We also were allowed to drive past the president’s house as well as through the parliamentary houses. It was for “authorized vehicles only,” which is then how we realized that this entire month we’ve been carted around in official, government vehicles which is incredibly cool.
The main stops we made though, were at two malls in the capital—Airport Junction and Riverwalk (there was no river there, just a riverbed 😦 it’s dry season right now). Both malls were what you would expect out of an American mall—lots of food, homeware, and super cute clothes I can’t afford. The highlights of both those malls were the food. Our language teacher Akanyang got us chicken wings from Chicken Licken, one of the two main fried chicken places in Botswana.
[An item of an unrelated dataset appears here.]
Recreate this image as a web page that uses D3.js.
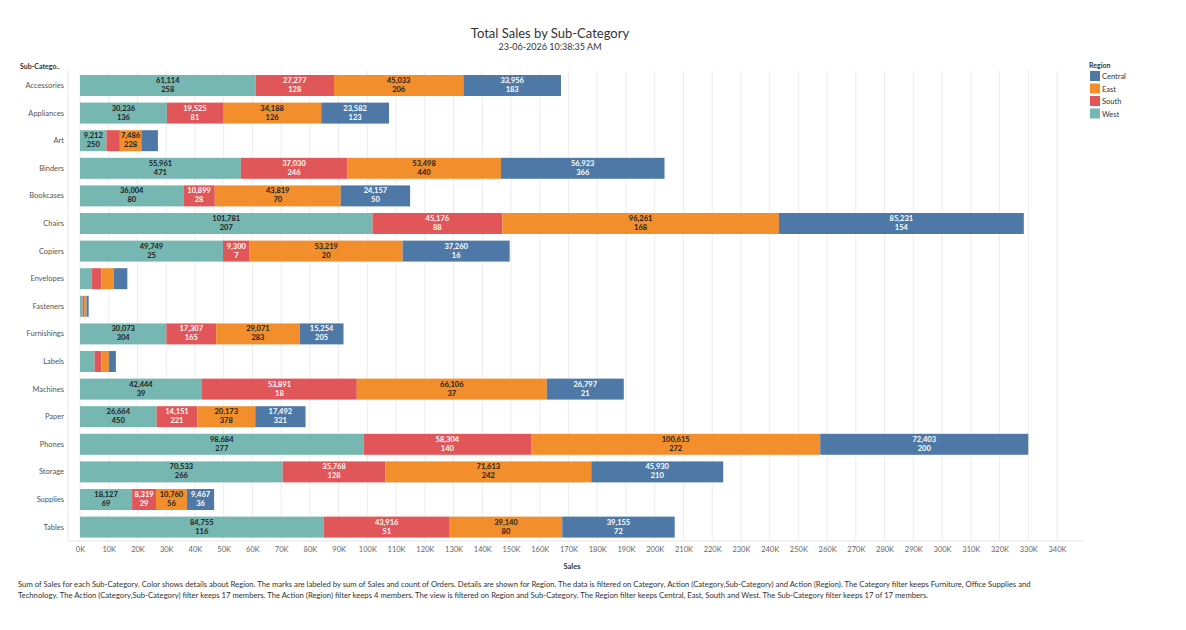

They were 100% the best chicken wings I’ve ever had in my life.
At Riverwalk, we stopped for an actual lunch, where we went to a restaurant that let us sit in the VIP section, a roped off area with couches and tables for us to eat at. We all got burgers, which was an incredible choice. I got a peri-peri burger (peri-peri is a South African spice that most people know because it was brought to Portugal and is used in the restaurant Nando’s, a favorite of mine from London) and fries which was absolutely wonderful and definitely hit the spot of me that was craving American foods.
After that we headed back to Molepolole where some of us went to Lemepe Lodge to play cards and visit. It’s still winter in Botswana, and it’s cold here! The mornings and nights are around 34 degrees, and the days are around 70. Although I’m not enjoying bucket bathing and walking to school in the cold, I know I’ll be wishing for this once summer comes and it’s 100.